▶ _TASK PROMPT_:
Write out the full listing exactly as given, minus the images.

━━━━━━━━━━━━━━━━━━━━━━━━━━━━━━

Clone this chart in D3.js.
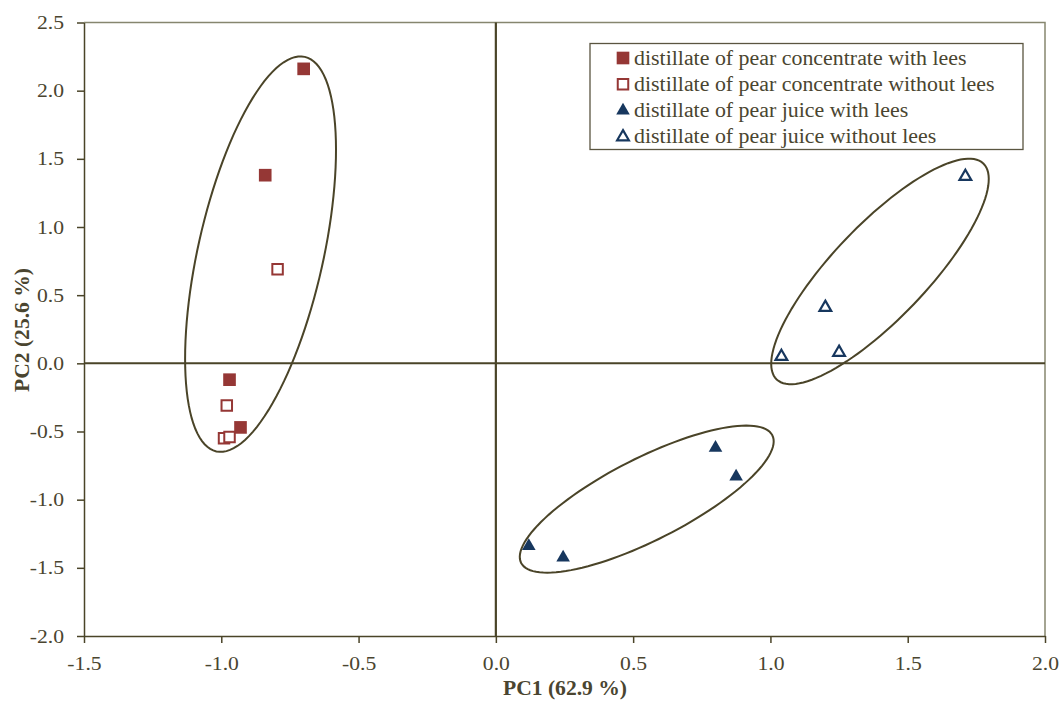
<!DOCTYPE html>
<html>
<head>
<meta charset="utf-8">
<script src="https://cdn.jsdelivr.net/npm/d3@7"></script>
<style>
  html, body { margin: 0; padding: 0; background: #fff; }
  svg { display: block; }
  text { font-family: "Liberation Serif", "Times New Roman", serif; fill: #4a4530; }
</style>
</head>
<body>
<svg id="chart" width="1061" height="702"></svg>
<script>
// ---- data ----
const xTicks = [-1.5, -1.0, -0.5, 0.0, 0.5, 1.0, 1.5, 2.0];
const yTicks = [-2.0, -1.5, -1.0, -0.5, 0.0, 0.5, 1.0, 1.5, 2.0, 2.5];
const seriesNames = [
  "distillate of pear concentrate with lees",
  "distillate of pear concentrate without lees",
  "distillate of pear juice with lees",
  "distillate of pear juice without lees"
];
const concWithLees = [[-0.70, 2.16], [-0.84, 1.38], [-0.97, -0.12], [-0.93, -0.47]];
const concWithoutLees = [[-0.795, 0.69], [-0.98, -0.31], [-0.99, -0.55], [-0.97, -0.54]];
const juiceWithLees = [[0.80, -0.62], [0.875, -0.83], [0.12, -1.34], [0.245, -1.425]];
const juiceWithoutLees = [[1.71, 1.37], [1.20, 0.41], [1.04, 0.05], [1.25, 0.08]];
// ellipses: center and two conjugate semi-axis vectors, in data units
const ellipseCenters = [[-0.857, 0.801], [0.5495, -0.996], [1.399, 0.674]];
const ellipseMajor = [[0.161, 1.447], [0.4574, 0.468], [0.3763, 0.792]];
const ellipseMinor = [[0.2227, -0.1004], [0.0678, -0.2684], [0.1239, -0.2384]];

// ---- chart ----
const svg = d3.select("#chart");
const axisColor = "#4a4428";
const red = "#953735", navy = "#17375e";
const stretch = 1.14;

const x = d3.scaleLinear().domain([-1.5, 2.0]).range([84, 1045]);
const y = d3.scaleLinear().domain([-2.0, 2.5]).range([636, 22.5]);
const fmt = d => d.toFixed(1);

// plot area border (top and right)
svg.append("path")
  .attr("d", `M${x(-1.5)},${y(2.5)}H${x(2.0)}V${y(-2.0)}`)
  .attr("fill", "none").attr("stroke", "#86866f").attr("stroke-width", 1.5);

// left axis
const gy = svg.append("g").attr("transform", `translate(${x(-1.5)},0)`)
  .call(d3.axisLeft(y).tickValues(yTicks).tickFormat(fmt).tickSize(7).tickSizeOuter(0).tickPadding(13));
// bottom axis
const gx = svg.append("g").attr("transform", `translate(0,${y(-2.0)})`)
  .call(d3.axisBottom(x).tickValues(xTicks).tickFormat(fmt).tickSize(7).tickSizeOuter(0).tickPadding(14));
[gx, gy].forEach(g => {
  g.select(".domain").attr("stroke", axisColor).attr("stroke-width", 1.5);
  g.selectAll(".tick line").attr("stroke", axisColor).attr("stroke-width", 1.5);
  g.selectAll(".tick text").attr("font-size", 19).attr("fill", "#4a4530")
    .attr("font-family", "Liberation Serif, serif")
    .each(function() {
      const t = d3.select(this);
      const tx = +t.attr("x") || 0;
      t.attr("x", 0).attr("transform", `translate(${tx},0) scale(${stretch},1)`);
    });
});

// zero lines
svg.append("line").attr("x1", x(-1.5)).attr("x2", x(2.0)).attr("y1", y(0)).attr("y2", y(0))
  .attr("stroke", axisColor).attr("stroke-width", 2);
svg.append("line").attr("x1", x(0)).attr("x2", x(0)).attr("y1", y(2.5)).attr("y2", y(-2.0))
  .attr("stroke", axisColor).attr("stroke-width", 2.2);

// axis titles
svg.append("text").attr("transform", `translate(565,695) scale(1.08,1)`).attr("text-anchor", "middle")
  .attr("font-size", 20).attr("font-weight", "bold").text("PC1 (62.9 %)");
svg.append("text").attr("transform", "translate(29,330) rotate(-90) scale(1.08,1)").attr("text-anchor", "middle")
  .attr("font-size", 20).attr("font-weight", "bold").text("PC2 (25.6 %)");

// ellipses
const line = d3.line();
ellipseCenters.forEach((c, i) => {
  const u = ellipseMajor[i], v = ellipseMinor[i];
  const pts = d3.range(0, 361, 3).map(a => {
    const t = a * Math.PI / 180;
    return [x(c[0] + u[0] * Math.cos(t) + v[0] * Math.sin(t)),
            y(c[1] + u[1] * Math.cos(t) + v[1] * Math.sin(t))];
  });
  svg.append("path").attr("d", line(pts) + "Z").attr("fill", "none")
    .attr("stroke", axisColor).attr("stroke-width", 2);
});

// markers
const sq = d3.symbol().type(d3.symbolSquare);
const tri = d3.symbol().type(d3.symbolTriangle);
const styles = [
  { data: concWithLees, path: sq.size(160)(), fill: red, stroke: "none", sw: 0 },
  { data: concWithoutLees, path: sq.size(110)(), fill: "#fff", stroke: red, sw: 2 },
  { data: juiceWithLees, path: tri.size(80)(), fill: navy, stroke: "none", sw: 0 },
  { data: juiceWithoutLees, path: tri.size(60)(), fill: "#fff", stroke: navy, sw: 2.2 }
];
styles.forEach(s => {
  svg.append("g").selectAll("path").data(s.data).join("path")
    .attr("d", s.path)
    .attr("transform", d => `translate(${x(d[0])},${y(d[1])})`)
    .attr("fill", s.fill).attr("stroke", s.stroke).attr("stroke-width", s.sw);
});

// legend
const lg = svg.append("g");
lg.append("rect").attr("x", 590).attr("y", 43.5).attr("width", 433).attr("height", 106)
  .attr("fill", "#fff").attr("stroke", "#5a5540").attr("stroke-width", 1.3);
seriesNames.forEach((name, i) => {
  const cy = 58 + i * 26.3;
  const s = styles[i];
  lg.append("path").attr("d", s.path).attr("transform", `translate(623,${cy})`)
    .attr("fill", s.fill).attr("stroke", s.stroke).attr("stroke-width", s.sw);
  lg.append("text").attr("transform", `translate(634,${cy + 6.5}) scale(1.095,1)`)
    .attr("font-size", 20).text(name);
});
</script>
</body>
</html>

━━━━━━━━━━━━━━━━━━━━━━━━━━━━━━

▶ _SOLUTION TO THIS EXERCISE_:
Clone this chart in D3.js.
<!DOCTYPE html>
<html>
<head>
<meta charset="utf-8">
<script src="https://cdn.jsdelivr.net/npm/d3@7"></script>
<style>
  html, body { margin: 0; padding: 0; background: #fff; }
  svg { display: block; }
  text { font-family: "Liberation Serif", "Times New Roman", serif; fill: #4a4530; }
</style>
</head>
<body>
<svg id="chart" width="1061" height="702"></svg>
<script>
// ---- data ----
const xTicks = [-1.5, -1.0, -0.5, 0.0, 0.5, 1.0, 1.5, 2.0];
const yTicks = [-2.0, -1.5, -1.0, -0.5, 0.0, 0.5, 1.0, 1.5, 2.0, 2.5];
const seriesNames = [
  "distillate of pear concentrate with lees",
  "distillate of pear concentrate without lees",
  "distillate of pear juice with lees",
  "distillate of pear juice without lees"
];
const concWithLees = [[-0.70, 2.16], [-0.84, 1.38], [-0.97, -0.12], [-0.93, -0.47]];
const concWithoutLees = [[-0.795, 0.69], [-0.98, -0.31], [-0.99, -0.55], [-0.97, -0.54]];
const juiceWithLees = [[0.80, -0.62], [0.875, -0.83], [0.12, -1.34], [0.245, -1.425]];
const juiceWithoutLees = [[1.71, 1.37], [1.20, 0.41], [1.04, 0.05], [1.25, 0.08]];
// ellipses: center and two conjugate semi-axis vectors, in data units
const ellipseCenters = [[-0.857, 0.801], [0.5495, -0.996], [1.399, 0.674]];
const ellipseMajor = [[0.161, 1.447], [0.4574, 0.468], [0.3763, 0.792]];
const ellipseMinor = [[0.2227, -0.1004], [0.0678, -0.2684], [0.1239, -0.2384]];

// ---- chart ----
const svg = d3.select("#chart");
const axisColor = "#4a4428";
const red = "#953735", navy = "#17375e";
const stretch = 1.14;

const x = d3.scaleLinear().domain([-1.5, 2.0]).range([84, 1045]);
const y = d3.scaleLinear().domain([-2.0, 2.5]).range([636, 22.5]);
const fmt = d => d.toFixed(1);

// plot area border (top and right)
svg.append("path")
  .attr("d", `M${x(-1.5)},${y(2.5)}H${x(2.0)}V${y(-2.0)}`)
  .attr("fill", "none").attr("stroke", "#86866f").attr("stroke-width", 1.5);

// left axis
const gy = svg.append("g").attr("transform", `translate(${x(-1.5)},0)`)
  .call(d3.axisLeft(y).tickValues(yTicks).tickFormat(fmt).tickSize(7).tickSizeOuter(0).tickPadding(13));
// bottom axis
const gx = svg.append("g").attr("transform", `translate(0,${y(-2.0)})`)
  .call(d3.axisBottom(x).tickValues(xTicks).tickFormat(fmt).tickSize(7).tickSizeOuter(0).tickPadding(14));
[gx, gy].forEach(g => {
  g.select(".domain").attr("stroke", axisColor).attr("stroke-width", 1.5);
  g.selectAll(".tick line").attr("stroke", axisColor).attr("stroke-width", 1.5);
  g.selectAll(".tick text").attr("font-size", 19).attr("fill", "#4a4530")
    .attr("font-family", "Liberation Serif, serif")
    .each(function() {
      const t = d3.select(this);
      const tx = +t.attr("x") || 0;
      t.attr("x", 0).attr("transform", `translate(${tx},0) scale(${stretch},1)`);
    });
});

// zero lines
svg.append("line").attr("x1", x(-1.5)).attr("x2", x(2.0)).attr("y1", y(0)).attr("y2", y(0))
  .attr("stroke", axisColor).attr("stroke-width", 2);
svg.append("line").attr("x1", x(0)).attr("x2", x(0)).attr("y1", y(2.5)).attr("y2", y(-2.0))
  .attr("stroke", axisColor).attr("stroke-width", 2.2);

// axis titles
svg.append("text").attr("transform", `translate(565,695) scale(1.08,1)`).attr("text-anchor", "middle")
  .attr("font-size", 20).attr("font-weight", "bold").text("PC1 (62.9 %)");
svg.append("text").attr("transform", "translate(29,330) rotate(-90) scale(1.08,1)").attr("text-anchor", "middle")
  .attr("font-size", 20).attr("font-weight", "bold").text("PC2 (25.6 %)");

// ellipses
const line = d3.line();
ellipseCenters.forEach((c, i) => {
  const u = ellipseMajor[i], v = ellipseMinor[i];
  const pts = d3.range(0, 361, 3).map(a => {
    const t = a * Math.PI / 180;
    return [x(c[0] + u[0] * Math.cos(t) + v[0] * Math.sin(t)),
            y(c[1] + u[1] * Math.cos(t) + v[1] * Math.sin(t))];
  });
  svg.append("path").attr("d", line(pts) + "Z").attr("fill", "none")
    .attr("stroke", axisColor).attr("stroke-width", 2);
});

// markers
const sq = d3.symbol().type(d3.symbolSquare);
const tri = d3.symbol().type(d3.symbolTriangle);
const styles = [
  { data: concWithLees, path: sq.size(160)(), fill: red, stroke: "none", sw: 0 },
  { data: concWithoutLees, path: sq.size(110)(), fill: "#fff", stroke: red, sw: 2 },
  { data: juiceWithLees, path: tri.size(80)(), fill: navy, stroke: "none", sw: 0 },
  { data: juiceWithoutLees, path: tri.size(60)(), fill: "#fff", stroke: navy, sw: 2.2 }
];
styles.forEach(s => {
  svg.append("g").selectAll("path").data(s.data).join("path")
    .attr("d", s.path)
    .attr("transform", d => `translate(${x(d[0])},${y(d[1])})`)
    .attr("fill", s.fill).attr("stroke", s.stroke).attr("stroke-width", s.sw);
});

// legend
const lg = svg.append("g");
lg.append("rect").attr("x", 590).attr("y", 43.5).attr("width", 433).attr("height", 106)
  .attr("fill", "#fff").attr("stroke", "#5a5540").attr("stroke-width", 1.3);
seriesNames.forEach((name, i) => {
  const cy = 58 + i * 26.3;
  const s = styles[i];
  lg.append("path").attr("d", s.path).attr("transform", `translate(623,${cy})`)
    .attr("fill", s.fill).attr("stroke", s.stroke).attr("stroke-width", s.sw);
  lg.append("text").attr("transform", `translate(634,${cy + 6.5}) scale(1.095,1)`)
    .attr("font-size", 20).text(name);
});
</script>
</body>
</html>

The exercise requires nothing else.